Every year, TED selects a group of rising stars to be TED Fellows based on their achievements and strength of character, and their innovative approaches to solving the world’s tough problems. Fellows receive coaching and mentoring in public relations and communications, and join an active network of fellows.
Gil’s work on ocean ecology and coral reefs has taken him around the world, from Thailand to French Polynesia, to cruising through the North Pacific “garbage patch.” He is also deeply committed to talking to the public about science. He started blogging in 2011 and launched a YouTube channel in 2012.

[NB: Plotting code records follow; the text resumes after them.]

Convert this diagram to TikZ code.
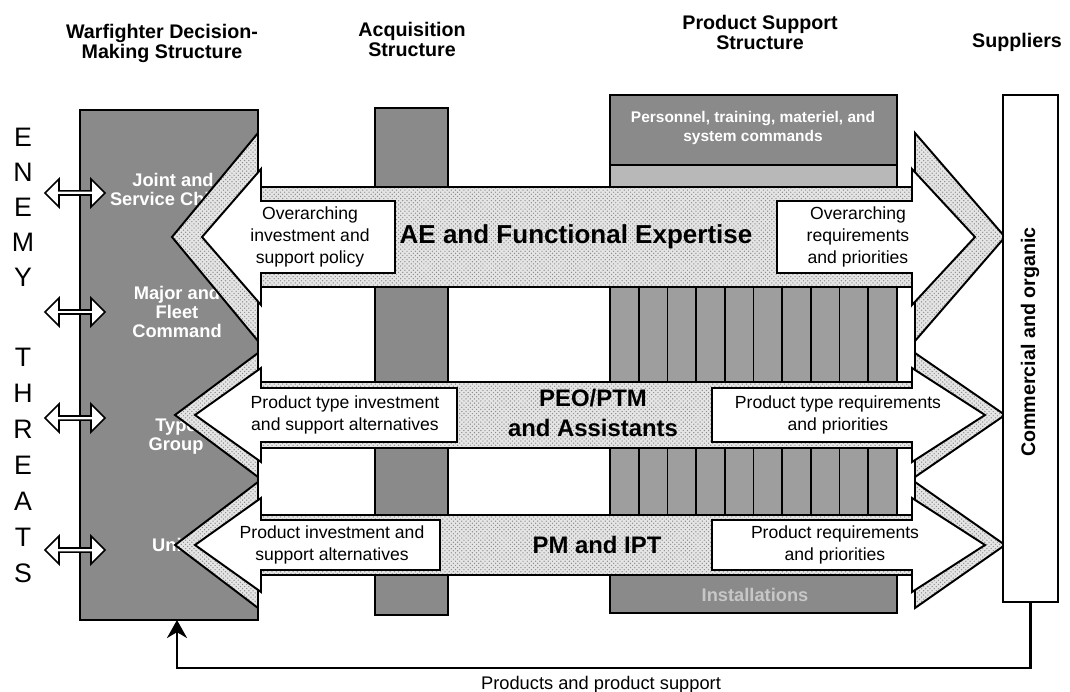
\documentclass[tikz,border=0pt]{standalone}
\usepackage{fontspec}
\setmainfont{Liberation Sans}
\usetikzlibrary{arrows.meta,patterns,shapes.arrows}

\begin{document}
\begin{tikzpicture}[x=0.25mm, y=-0.25mm,
    >={Stealth[length=4.5mm,width=5mm]}, % Rueckfuehrungspfeil
    Kopf/.style={font=\bfseries\fontsize{14}{14.2}\selectfont, align=center},
    Titel/.style={font=\bfseries\fontsize{17}{21}\selectfont, align=center},
    Info/.style={font=\fontsize{12.5}{15.5}\selectfont, align=center},
    Stelle/.style={text=white, font=\bfseries\fontsize{13}{13.5}\selectfont, align=center},
    Spalte/.style={draw, line width=1.4pt, fill=black!46},
    Band/.style={draw, line width=1.4pt, preaction={fill=black!10},
        pattern=crosshatch dots, pattern color=black!45},
    Feld/.style={draw, line width=1.4pt, fill=white},
    Buchstabe/.style={font=\fontsize{19}{19}\selectfont},
    Doppel/.style={double arrow, draw, line width=1.2pt, fill=white,
        minimum height=15mm, minimum width=7mm,
        double arrow head extend=1.2mm, inner sep=0pt}
    ]
    \useasboundingbox (0,0) rectangle (1070,692);

    % Ueberschriften
    \node[Kopf] (K1) at (162,43) {Warfighter Decision-\\Making Structure};
    \node[Kopf] (K2) at (412,39) {Acquisition\\Structure};
    \node[Kopf] (K3) at (760,32) {Product Support\\Structure};
    \node[Kopf] (K4) at (1017,42) {Suppliers};

    % Spalten
    \node[Spalte, minimum width=44.5mm, minimum height=127.5mm, outer sep=0pt] (WF) at (169,365) {};
    \draw[Feld] (258,187) rectangle (915,575);
    \draw[Spalte] (375,108) rectangle (448,615);
    \draw[Spalte] (610,95) rectangle (897,613);
    \draw[line width=1.4pt, fill=black!28] (610,165) rectangle (897,187);
    \foreach \ya/\yb in {287/382, 448/515} {
        \fill[black!38] (610,\ya) rectangle (897,\yb);
        \foreach \i in {0,...,10}
            \draw[line width=1.2pt] ({610+28.7*\i},\ya) -- ({610+28.7*\i},\yb);
    }

    \node[Stelle, font=\bfseries\fontsize{11}{13}\selectfont] (PSo) at (753,128)
        {Personnel, training, materiel, and\\system commands};
    \node[Stelle, text=black!22] (PSu) at (755,595) {Installations};

    \node[Stelle] (WF1) at (173,189) {Joint and\\Service Chiefs};
    \node[Stelle] (WF2) at (177,312) {Major and\\Fleet\\Command};
    \node[Stelle] (WF3) at (176,437) {Type\\Group};
    \node[Stelle] (WF4) at (170,545) {Unit};

    % Blockpfeile: Mitte/Schaft/Kopf/Feld/Feldkopf/Spitzen/Einzug/Feldgrenzen
    \foreach \cy/\h/\H/\hi/\Hi/\lt/\rt/\d/\Lr/\Rl in
        {237/50/104/36/68/172/1005/30/395/777,
         415/33/62/27/47/175/1005/20/457/712,
         545/30/63/25/47/175/1005/20/440/712} {
        \draw[Band] (\lt,\cy) -- (258,\cy-\H) -- (258,\cy-\h) -- (915,\cy-\h)
            -- (915,\cy-\H) -- (\rt,\cy) -- (915,\cy+\H) -- (915,\cy+\h)
            -- (258,\cy+\h) -- (258,\cy+\H) -- cycle;
        \draw[Feld] (\lt+\d,\cy) -- (261,\cy-\Hi) -- (261,\cy-\hi) -- (\Lr,\cy-\hi)
            -- (\Lr,\cy+\hi) -- (261,\cy+\hi) -- (261,\cy+\Hi) -- cycle;
        \draw[Feld] (\Rl,\cy-\hi) -- (912,\cy-\hi) -- (912,\cy-\Hi) -- (\rt-\d,\cy)
            -- (912,\cy+\Hi) -- (912,\cy+\hi) -- (\Rl,\cy+\hi) -- cycle;
    }

    \node[Titel, font=\bfseries\fontsize{18.5}{21}\selectfont] (T1) at (576,237) {AE and Functional Expertise};
    \node[Titel] (T2) at (593,413) {PEO/PTM\\and Assistants};
    \node[Titel] (T3) at (597,545) {PM and IPT};

    \node[Info] (L1) at (310,237) {Overarching\\investment and\\support policy};
    \node[Info] (R1) at (858,237) {Overarching\\requirements\\and priorities};
    \node[Info] (L2) at (345,415) {Product type investment\\and support alternatives};
    \node[Info] (R2) at (838,415) {Product type requirements\\and priorities};
    \node[Info] (L3) at (332,545) {Product investment and\\support alternatives};
    \node[Info] (R3) at (835,545) {Product requirements\\and priorities};

    % Lieferanten
    \node[draw, line width=1.4pt, fill=white, minimum width=13.75mm,
        minimum height=126.75mm, outer sep=0pt] (Lief) at (1030.5,348.5) {};
    \node[rotate=90, font=\bfseries\fontsize{14}{14}\selectfont] (LiefT) at (1030,342)
        {Commercial and organic};

    % Bedrohung
    \foreach \b [count=\i from 0] in {E,N,E,M,Y}
        \node[Buchstabe] (Feind\i) at (23,137+35*\i) {\b};
    \foreach \b [count=\i from 0] in {T,H,R,E,A,T,S}
        \node[Buchstabe] (Gefahr\i) at (23,357+36*\i) {\b};
    \foreach \y [count=\i] in {193,312,418,550}
        \node[Doppel] (Dp\i) at (75,\y) {};

    % Rueckfuehrung
    \draw[line width=2pt, ->] (Lief.south) -- ++(0,66) -| ([xshift=2mm]WF.south);
    \node[font=\fontsize{13}{13}\selectfont] (Rueck) at (601,685) {Products and product support};
\end{tikzpicture}
\end{document}
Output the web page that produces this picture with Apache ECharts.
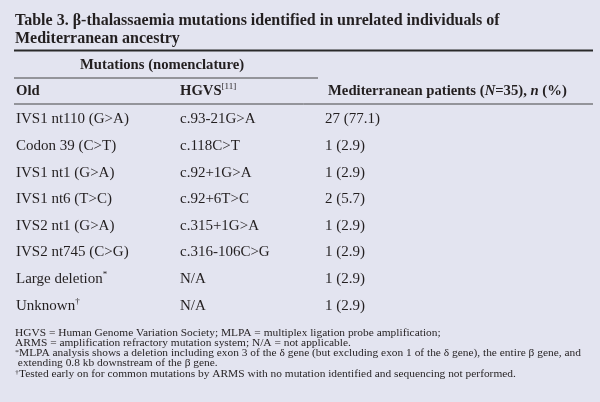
<!DOCTYPE html>
<html><head><meta charset="utf-8">
<script src="https://cdn.jsdelivr.net/npm/echarts@6/dist/echarts.min.js"></script>
<style>html,body{margin:0;padding:0;background:#e3e4f0}#main{width:600px;height:402px}</style>
</head><body><div id="main"></div>
<script>
// table rows
var oldNames = ['IVS1 nt110 (G>A)','Codon 39 (C>T)','IVS1 nt1 (G>A)','IVS1 nt6 (T>C)','IVS2 nt1 (G>A)','IVS2 nt745 (C>G)','Large deletion','Unknown'];
var oldMarks = ['','','','','','','*','\u2020'];
var hgvsNames = ['c.93-21G>A','c.118C>T','c.92+1G>A','c.92+6T>C','c.315+1G>A','c.316-106C>G','N/A','N/A'];
var patients = [27,1,1,2,1,1,1,1];
var percents = [77.1,2.9,2.9,5.7,2.9,2.9,2.9,2.9];
var footNotes = [
  'HGVS = Human Genome Variation Society; MLPA = multiplex ligation probe amplification;',
  'ARMS = amplification refractory mutation system; N/A = not applicable.',
  '{s|*}MLPA analysis shows a deletion including exon 3 of the \u03b4 gene (but excluding exon 1 of the \u03b4 gene), the entire \u03b2 gene, and',
  ' extending 0.8 kb downstream of the \u03b2 gene.',
  '{s|\u2020}Tested early on for common mutations by ARMS with no mutation identified and sequencing not performed.'
];

var FONT = '"Liberation Serif", "DejaVu Serif", serif';
var INK = '#231f20';
var sup = {fontFamily:FONT, fontSize:9, lineHeight:10, verticalAlign:'top', fill:INK};

function txt(x, y, text, size, bold, extra, sx){
  var st = {text:text, x:0, y:0, fontFamily:FONT, fontSize:size, fontWeight:bold?'bold':'normal',
    fill:INK, lineHeight:size+3, verticalAlign:'middle', rich:{s:sup}};
  for(var k in extra) st[k]=extra[k];
  return {type:'text', x:x, y:y, scaleX:sx||1, style:st};
}

function renderRow(params, api){
  var i = api.value(1);
  var y = api.coord([0, i])[1];
  var mark = oldMarks[i] ? '{s|'+oldMarks[i]+'}' : '';
  return {type:'group', children:[
    txt(16, y, oldNames[i]+mark, 15, false),
    txt(180, y, hgvsNames[i], 15, false),
    txt(325, y, patients[i]+' ('+percents[i].toFixed(1)+')', 15, false)
  ]};
}

var chart = echarts.init(document.getElementById('main'));
chart.setOption({
  backgroundColor:'#e3e4f0',
  animation:false,
  grid:{left:0,right:0,top:106,height:213},
  xAxis:{type:'value',min:0,max:35,show:false},
  yAxis:{type:'category',inverse:true,data:oldNames,show:false},
  series:[{type:'custom',renderItem:renderRow,encode:{x:0,y:1},
    data:patients.map(function(v,i){return [v,i];})}],
  graphic:[
    txt(15, 21, 'Table 3. \u03b2-thalassaemia mutations identified in unrelated individuals of', 16, true),
    txt(15, 38.5, 'Mediterranean ancestry', 16, true),
    {type:'line', shape:{x1:14,y1:50.5,x2:593,y2:50.5}, style:{stroke:'#2a2a2a',lineWidth:2}},
    txt(80, 65, 'Mutations (nomenclature)', 14.7, true),
    {type:'line', shape:{x1:14,y1:78,x2:318,y2:78}, style:{stroke:'#444',lineWidth:1}},
    txt(16, 91, 'Old', 14.7, true),
    txt(180, 91, 'HGVS{s|[11]}', 14.7, true),
    txt(328, 91, 'Mediterranean patients ({i|N}=35), {i|n} (%)', 14.7, true,
      {rich:{s:sup, i:{fontFamily:FONT,fontSize:14.7,fontWeight:'bold',fontStyle:'italic',fill:INK}}}),
    {type:'line', shape:{x1:14,y1:104,x2:593,y2:104}, style:{stroke:'#444',lineWidth:1}},
    txt(15, 353.5, footNotes.join('\n'), 10, false,
      {lineHeight:10.25, rich:{s:{fontFamily:FONT,fontSize:7,lineHeight:10.25,verticalAlign:'top',fill:INK}}}, 1.14)
  ]
});
</script>
</body></html>
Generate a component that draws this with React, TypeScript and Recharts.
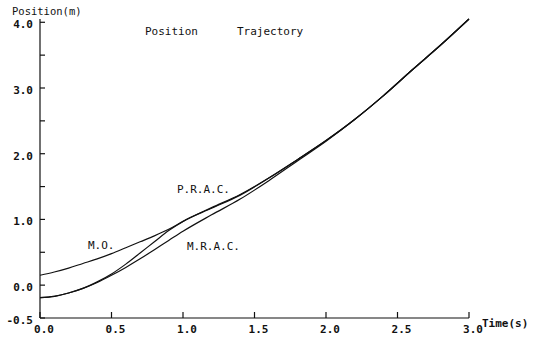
import { LineChart, Line, XAxis, YAxis, Customized } from 'recharts';

// time (s) and positions (m)
const time = [0, 0.1, 0.2, 0.3, 0.4, 0.5, 0.6, 0.7, 0.8, 0.9, 1.0, 1.2, 1.4, 1.6, 1.8, 2.0, 2.2, 2.4, 2.6, 2.8, 3.0];
const mo = [0.15, 0.2, 0.26, 0.33, 0.4, 0.48, 0.57, 0.66, 0.75, 0.85, 0.97, 1.18, 1.38, 1.63, 1.91, 2.2, 2.52, 2.88, 3.27, 3.65, 4.05];
const prac = [-0.19, -0.17, -0.12, -0.05, 0.05, 0.17, 0.32, 0.49, 0.66, 0.83, 0.97, 1.17, 1.37, 1.63, 1.91, 2.2, 2.52, 2.88, 3.27, 3.65, 4.05];
const mrac = [-0.19, -0.17, -0.12, -0.05, 0.04, 0.15, 0.27, 0.4, 0.54, 0.68, 0.82, 1.07, 1.31, 1.59, 1.89, 2.19, 2.52, 2.88, 3.27, 3.65, 4.05];

const xTicks = [0, 0.5, 1.0, 1.5, 2.0, 2.5, 3.0];
const yTicks = [-0.5, 0, 0.5, 1.0, 1.5, 2.0, 2.5, 3.0, 3.5, 4.0];

const data = time.map((t, i) => ({ t, mo: mo[i], prac: prac[i], mrac: mrac[i] }));

const FONT = '"DejaVu Sans Mono", monospace';

const Labels = () => (
  <g fontFamily={FONT} fill="#111" fontSize={11}>
    <text x={12} y={15} fontSize={10.5}>Position(m)</text>
    <text x={145} y={35}>Position</text>
    <text x={237} y={35}>Trajectory</text>
    <text x={482} y={327} fontWeight="bold">Time(s)</text>
    <text x={88} y={249}>M.O.</text>
    <text x={177} y={193}>P.R.A.C.</text>
    <text x={187} y={250}>M.R.A.C.</text>
  </g>
);

export default function App() {
  const tickStyle = { fontFamily: FONT, fontSize: 11, fontWeight: 'bold', fill: '#111' };
  return (
    <div style={{ position: 'absolute', left: 0, top: 0, background: '#fff' }}>
      <LineChart width={541} height={340} data={data} margin={{ top: 19, right: 72, bottom: 0, left: 0 }}>
        <XAxis
          dataKey="t"
          type="number"
          domain={[0, 3]}
          ticks={xTicks}
          tickFormatter={(v) => v.toFixed(1)}
          tickSize={-6}
          tickMargin={13}
          height={22}
          stroke="#111"
          strokeWidth={1.2}
          tick={{ ...tickStyle, dx: 4 }}
        />
        <YAxis
          type="number"
          domain={[-0.5, 4.05]}
          ticks={yTicks}
          tickFormatter={(v) => (Number.isInteger(v) || v === -0.5 ? v.toFixed(1) : '')}
          tickSize={-5}
          tickMargin={12}
          width={40}
          stroke="#111"
          strokeWidth={1.2}
          tick={{ ...tickStyle, dy: 2 }}
        />
        <Line dataKey="mo" type="monotone" stroke="#111" strokeWidth={1.2} dot={false} isAnimationActive={false} />
        <Line dataKey="prac" type="monotone" stroke="#111" strokeWidth={1.2} dot={false} isAnimationActive={false} />
        <Line dataKey="mrac" type="monotone" stroke="#111" strokeWidth={1.2} dot={false} isAnimationActive={false} />
        <Customized component={Labels} />
      </LineChart>
    </div>
  );
}
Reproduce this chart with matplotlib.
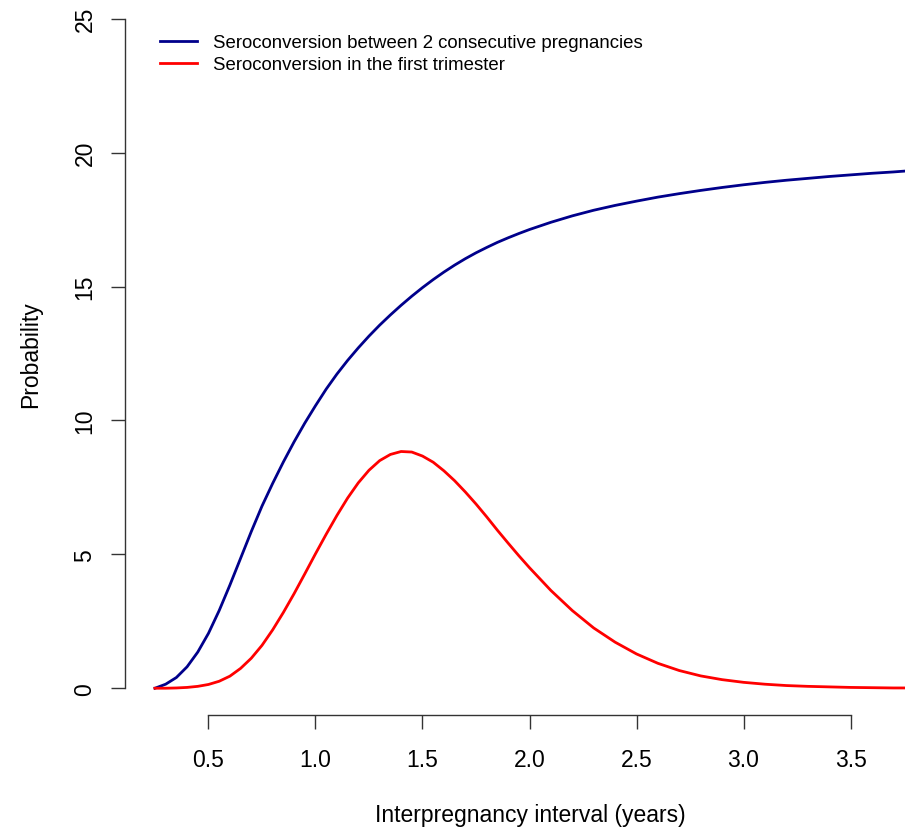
import matplotlib
matplotlib.use("Agg")
import matplotlib.pyplot as plt

plt.rcParams['font.family'] = ['Liberation Sans', 'DejaVu Sans']

# interpregnancy interval (years)
intervalo = [0.25, 0.30, 0.35, 0.40, 0.45, 0.50, 0.55, 0.60, 0.65, 0.70,
             0.75, 0.80, 0.85, 0.90, 0.95, 1.00, 1.05, 1.10, 1.15, 1.20,
             1.25, 1.30, 1.35, 1.40, 1.45, 1.50, 1.55, 1.60, 1.65, 1.70,
             1.75, 1.80, 1.85, 1.90, 1.95, 2.00, 2.10, 2.20, 2.30, 2.40,
             2.50, 2.60, 2.70, 2.80, 2.90, 3.00, 3.10, 3.20, 3.30, 3.40,
             3.50, 3.60, 3.70, 3.75]

# seroconversion between 2 consecutive pregnancies
entre_embarazos = [0.0, 0.15, 0.4, 0.8, 1.35, 2.05, 2.9, 3.85, 4.85, 5.85,
                   6.8, 7.65, 8.45, 9.2, 9.9, 10.55, 11.17, 11.73, 12.24, 12.71,
                   13.15, 13.56, 13.94, 14.3, 14.64, 14.96, 15.26, 15.54, 15.8, 16.04,
                   16.26, 16.46, 16.65, 16.82, 16.98, 17.13, 17.4, 17.64, 17.85, 18.03,
                   18.19, 18.34, 18.47, 18.59, 18.7, 18.8, 18.89, 18.97, 19.04, 19.11,
                   19.17, 19.23, 19.28, 19.31]

# seroconversion in the first trimester
primer_trimestre = [0.0, 0.0, 0.01, 0.03, 0.07, 0.14, 0.26, 0.45, 0.74, 1.12,
                    1.6, 2.18, 2.83, 3.53, 4.27, 5.02, 5.75, 6.45, 7.1, 7.67,
                    8.14, 8.5, 8.73, 8.84, 8.82, 8.67, 8.44, 8.12, 7.75, 7.33,
                    6.88, 6.4, 5.9, 5.42, 4.95, 4.5, 3.65, 2.9, 2.25, 1.72,
                    1.28, 0.93, 0.66, 0.46, 0.32, 0.22, 0.15, 0.1, 0.07, 0.05,
                    0.03, 0.02, 0.01, 0.01]

etiquetas = ["Seroconversion between 2 consecutive pregnancies",
             "Seroconversion in the first trimester"]
xticks = [0.5, 1.0, 1.5, 2.0, 2.5, 3.0, 3.5]
yticks = [0, 5, 10, 15, 20, 25]

W, H = 905, 829
fig = plt.figure(figsize=(W / 100, H / 100), dpi=100)
# plot region (R style, partly outside the image on the right/top)
ax = fig.add_axes([125 / W, (H - 716) / H, (934 - 125) / W, (716 + 7) / H])
ax.set_xlim(0.11, 3.89)
ax.set_ylim(-1, 26)

ax.plot(intervalo, entre_embarazos, color='#00008B', lw=2.0, label=etiquetas[0])
ax.plot(intervalo, primer_trimestre, color='#FF0000', lw=2.0, label=etiquetas[1])

for s in ['top', 'right']:
    ax.spines[s].set_visible(False)
ax.spines['left'].set_bounds(0, 25)
ax.spines['bottom'].set_bounds(0.5, 3.5)
for s in ['left', 'bottom']:
    ax.spines[s].set_linewidth(1.0)
    ax.spines[s].set_color('#333333')

ax.set_xticks(xticks)
ax.set_xticklabels([f"{v:.1f}" for v in xticks])
ax.set_yticks(yticks)
ax.set_yticklabels([str(v) for v in yticks], rotation=90, va='center')
ax.tick_params(axis='both', direction='out', length=10, width=1.0,
               color='#333333', labelsize=16.5)
ax.tick_params(axis='x', pad=13.5)
ax.tick_params(axis='y', pad=10.5)

fig.text(530 / W, 1 - 816 / H, "Interpregnancy interval (years)",
         ha='center', va='center', fontsize=16.5)
fig.text(31 / W, 1 - 355 / H, "Probability", rotation=90,
         ha='center', va='center', fontsize=16.5)

ax.legend(loc='upper left', bbox_to_anchor=(160 / W, 1 - 35 / H),
          bbox_transform=fig.transFigure, frameon=False, fontsize=13.4,
          handlelength=1.99, handletextpad=0.86, labelspacing=0.28,
          borderpad=0, borderaxespad=0)

fig.savefig("out.png", dpi=100)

Video: So, you want to be a marine biologist?
In 2015, he established the website and YouTube channel Sciall.org “to tell true (yes, crazy, but true) stories of my adventures and mishaps as a marine biologist and to clarify misconceptions about science."
Those adventures and mishaps include juggling “flesh devouring” cinder blocks at sea while researching how reefs recover from damage, and studying reef fishes’ fear of sharks (and his own fear, after his boat broke down, at night, in shark-infested waters, and he had to swim for it).
Gil has also looked at how living on floating pieces of plastic affects the sex lives of crabs, and how being socially networked helps animals survive.
He earned his bachelor’s degree in biology from the University of Texas at Austin and his doctorate from the University of Florida before joining UC Davis as an National Science Foundation Postdoctoral Research Fellow in 2016.